Writer: Frank Wedekind
Book and lyrics: Steven Sater
Music: Duncan Sheik
Director: Adam ‘Bo’ Boland
Reviewer: Rosie Wheat
Spring Awakening is definitely not a light, seasonal musical that celebrates the coming of summer. It is the sort of play where you need to choose your theatre companion carefully; you really can’t watch teenagers explore the terrifying world of sexual impulses with just anyone.
Scandalously written in 1892 by German Frank Wedekind, Spring Awakening depicts the fleeting crisis of where boys and girls are neither children nor adults, when the body has a mind of its own and you’re more inclined to feel than think.
Breaking 19th Century boundaries with its content of sex, child abuse, masturbation, homosexuality and suicide, the play has been repeatedly banned and censored throughout history.
Steven Sater and Duncan Shiek have released the often alluded to but hardly ever spelled out script with their musical revival. Those secret conversations at the back of the class, those unsaid desires that madden the adolescent brain, all are quite literally voiced in an impressive medley of energetic, and often hilarious, folk-rock songs.

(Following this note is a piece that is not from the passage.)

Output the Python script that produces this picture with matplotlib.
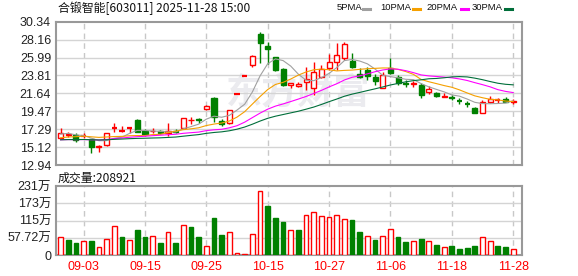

Sater and Shiek have ingeniously interwoven the downtrodden plot of Spring Awakening with a score of toe-tapping triumph.

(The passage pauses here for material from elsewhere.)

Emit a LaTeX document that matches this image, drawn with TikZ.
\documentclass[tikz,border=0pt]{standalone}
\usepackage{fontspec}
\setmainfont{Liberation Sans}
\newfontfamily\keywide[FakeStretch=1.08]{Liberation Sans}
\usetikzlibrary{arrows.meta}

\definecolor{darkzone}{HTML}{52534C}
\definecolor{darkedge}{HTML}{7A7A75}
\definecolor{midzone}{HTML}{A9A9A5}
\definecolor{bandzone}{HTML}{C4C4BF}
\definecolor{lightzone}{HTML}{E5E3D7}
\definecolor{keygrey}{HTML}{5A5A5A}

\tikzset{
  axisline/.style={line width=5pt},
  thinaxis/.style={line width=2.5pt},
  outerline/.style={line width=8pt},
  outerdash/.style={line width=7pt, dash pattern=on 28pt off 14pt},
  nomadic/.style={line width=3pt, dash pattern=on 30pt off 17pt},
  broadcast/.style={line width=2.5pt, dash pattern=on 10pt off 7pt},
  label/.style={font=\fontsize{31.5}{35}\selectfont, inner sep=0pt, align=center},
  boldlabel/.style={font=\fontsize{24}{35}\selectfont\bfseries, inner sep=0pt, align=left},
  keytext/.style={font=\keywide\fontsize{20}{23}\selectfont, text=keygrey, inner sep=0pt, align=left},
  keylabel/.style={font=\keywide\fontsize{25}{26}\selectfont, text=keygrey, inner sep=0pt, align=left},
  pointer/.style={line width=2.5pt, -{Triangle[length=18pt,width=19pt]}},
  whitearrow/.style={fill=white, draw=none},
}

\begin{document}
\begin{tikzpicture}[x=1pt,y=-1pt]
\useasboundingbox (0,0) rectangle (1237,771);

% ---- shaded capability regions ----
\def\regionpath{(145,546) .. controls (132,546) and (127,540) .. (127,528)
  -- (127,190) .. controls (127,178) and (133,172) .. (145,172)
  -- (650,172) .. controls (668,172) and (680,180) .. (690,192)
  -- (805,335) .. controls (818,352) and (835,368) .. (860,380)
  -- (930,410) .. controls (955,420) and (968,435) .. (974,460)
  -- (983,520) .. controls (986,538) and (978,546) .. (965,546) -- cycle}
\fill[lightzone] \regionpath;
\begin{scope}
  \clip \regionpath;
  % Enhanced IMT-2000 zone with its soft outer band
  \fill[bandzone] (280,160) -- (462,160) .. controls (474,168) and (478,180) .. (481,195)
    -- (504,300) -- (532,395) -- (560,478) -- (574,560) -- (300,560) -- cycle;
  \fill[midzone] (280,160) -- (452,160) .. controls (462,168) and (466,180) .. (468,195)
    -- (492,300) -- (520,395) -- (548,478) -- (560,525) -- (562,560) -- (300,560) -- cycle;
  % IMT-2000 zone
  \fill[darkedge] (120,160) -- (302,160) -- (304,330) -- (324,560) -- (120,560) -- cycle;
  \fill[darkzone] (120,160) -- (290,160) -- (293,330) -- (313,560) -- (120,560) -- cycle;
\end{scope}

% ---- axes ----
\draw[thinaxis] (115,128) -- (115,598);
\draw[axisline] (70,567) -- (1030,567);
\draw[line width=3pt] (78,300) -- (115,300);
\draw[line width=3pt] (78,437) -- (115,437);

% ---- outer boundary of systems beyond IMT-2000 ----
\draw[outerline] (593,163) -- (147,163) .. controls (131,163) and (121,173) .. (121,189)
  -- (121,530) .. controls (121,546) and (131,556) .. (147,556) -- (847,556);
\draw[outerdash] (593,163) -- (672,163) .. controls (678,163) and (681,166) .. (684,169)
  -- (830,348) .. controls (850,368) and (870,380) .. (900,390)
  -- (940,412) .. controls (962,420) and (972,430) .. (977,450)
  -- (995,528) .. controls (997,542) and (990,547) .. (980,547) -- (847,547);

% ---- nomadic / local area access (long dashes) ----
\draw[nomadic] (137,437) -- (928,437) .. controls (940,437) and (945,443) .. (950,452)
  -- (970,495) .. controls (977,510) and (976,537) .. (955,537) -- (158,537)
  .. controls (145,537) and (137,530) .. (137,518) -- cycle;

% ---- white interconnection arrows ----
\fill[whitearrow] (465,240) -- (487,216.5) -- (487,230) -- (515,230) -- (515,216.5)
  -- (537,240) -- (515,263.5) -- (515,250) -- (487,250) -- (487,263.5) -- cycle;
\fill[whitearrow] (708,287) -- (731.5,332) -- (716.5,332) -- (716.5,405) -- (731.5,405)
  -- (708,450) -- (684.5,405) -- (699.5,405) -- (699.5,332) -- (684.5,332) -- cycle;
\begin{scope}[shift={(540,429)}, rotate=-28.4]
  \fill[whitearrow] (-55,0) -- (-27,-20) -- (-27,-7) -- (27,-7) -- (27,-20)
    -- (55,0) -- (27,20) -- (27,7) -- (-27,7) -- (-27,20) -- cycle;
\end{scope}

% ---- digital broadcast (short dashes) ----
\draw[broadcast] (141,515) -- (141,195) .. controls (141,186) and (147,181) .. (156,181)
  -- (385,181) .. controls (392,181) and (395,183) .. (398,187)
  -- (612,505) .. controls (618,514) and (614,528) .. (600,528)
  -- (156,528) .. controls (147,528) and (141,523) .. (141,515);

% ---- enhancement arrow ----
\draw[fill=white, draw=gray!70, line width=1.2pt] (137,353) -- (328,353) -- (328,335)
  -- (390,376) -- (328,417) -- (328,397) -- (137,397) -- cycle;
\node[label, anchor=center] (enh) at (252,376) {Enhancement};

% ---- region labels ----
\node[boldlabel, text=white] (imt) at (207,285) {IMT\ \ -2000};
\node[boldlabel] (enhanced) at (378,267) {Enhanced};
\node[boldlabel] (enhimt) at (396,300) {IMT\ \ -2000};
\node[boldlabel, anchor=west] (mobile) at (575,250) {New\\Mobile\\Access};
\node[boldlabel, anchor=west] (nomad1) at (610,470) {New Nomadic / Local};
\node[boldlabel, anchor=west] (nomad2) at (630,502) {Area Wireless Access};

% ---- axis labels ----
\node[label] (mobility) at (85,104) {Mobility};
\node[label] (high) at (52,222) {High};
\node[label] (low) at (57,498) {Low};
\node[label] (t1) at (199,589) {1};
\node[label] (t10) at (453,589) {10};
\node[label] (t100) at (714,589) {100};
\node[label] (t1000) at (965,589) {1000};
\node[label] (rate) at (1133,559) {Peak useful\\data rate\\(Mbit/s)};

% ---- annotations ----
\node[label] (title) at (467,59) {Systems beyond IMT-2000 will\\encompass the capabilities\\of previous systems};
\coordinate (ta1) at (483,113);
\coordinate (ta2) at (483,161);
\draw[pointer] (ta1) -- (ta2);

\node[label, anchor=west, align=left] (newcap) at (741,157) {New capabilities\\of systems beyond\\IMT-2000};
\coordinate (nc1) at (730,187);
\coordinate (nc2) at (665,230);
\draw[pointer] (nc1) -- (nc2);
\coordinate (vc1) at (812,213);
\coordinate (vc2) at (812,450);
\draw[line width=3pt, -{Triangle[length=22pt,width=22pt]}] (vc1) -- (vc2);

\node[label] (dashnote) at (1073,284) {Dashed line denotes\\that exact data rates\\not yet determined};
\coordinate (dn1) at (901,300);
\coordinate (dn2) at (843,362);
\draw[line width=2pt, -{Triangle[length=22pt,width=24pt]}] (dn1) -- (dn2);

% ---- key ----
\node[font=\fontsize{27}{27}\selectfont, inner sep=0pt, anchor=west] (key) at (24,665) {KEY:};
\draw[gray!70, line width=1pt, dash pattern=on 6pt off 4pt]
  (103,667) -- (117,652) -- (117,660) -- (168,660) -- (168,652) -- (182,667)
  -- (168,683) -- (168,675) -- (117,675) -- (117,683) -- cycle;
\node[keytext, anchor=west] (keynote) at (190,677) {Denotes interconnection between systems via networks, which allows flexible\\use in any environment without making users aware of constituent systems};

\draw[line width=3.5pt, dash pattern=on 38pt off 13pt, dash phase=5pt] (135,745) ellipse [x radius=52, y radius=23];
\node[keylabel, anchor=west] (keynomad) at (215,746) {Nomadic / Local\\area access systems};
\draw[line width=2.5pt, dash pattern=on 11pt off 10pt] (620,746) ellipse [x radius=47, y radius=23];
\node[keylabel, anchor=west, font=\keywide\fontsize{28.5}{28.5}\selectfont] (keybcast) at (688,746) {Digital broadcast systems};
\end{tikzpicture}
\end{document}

Did the Broadway Studio Theatre company do such a complicated musical justice? Absolutely. Imagine getting the chance to watch a young cast of Rent or We Will Rock You performing in a space the size of a London theatre’s broom cupboard. It’s a lot of talent in a little space.
Leads Joshua Tonks as Melchior and Victoria Serra as Wendler are stunning, their voices straight out of the musical textbook with a pinch of personality and soul. Greg Oliver is a particular highlight, his energy is magnetic, and his solos show off his capability to switch from hoarse, kick-starting vocals to soft, hair-raising notes.
Imaginatively staged (Designer Rachel Dingle), the talented case fall into the trap of sexual ignorance surrounded by chalk boards, a broken bedstead and little else. It is a depressing stage, but with every scene the actors chalk up new drawings, until gradually the boards fill up with the stories they have told. It’s a good concept, but occasionally the focus is a competition between the action and the stage.
However, this production is an impressive one. Nothing commends a director more than not knowing what to commend him for. Adam Boland is invisible, he has got the best out of his actors and his work is seamless with their performance. Definitely one to hop on a tube for.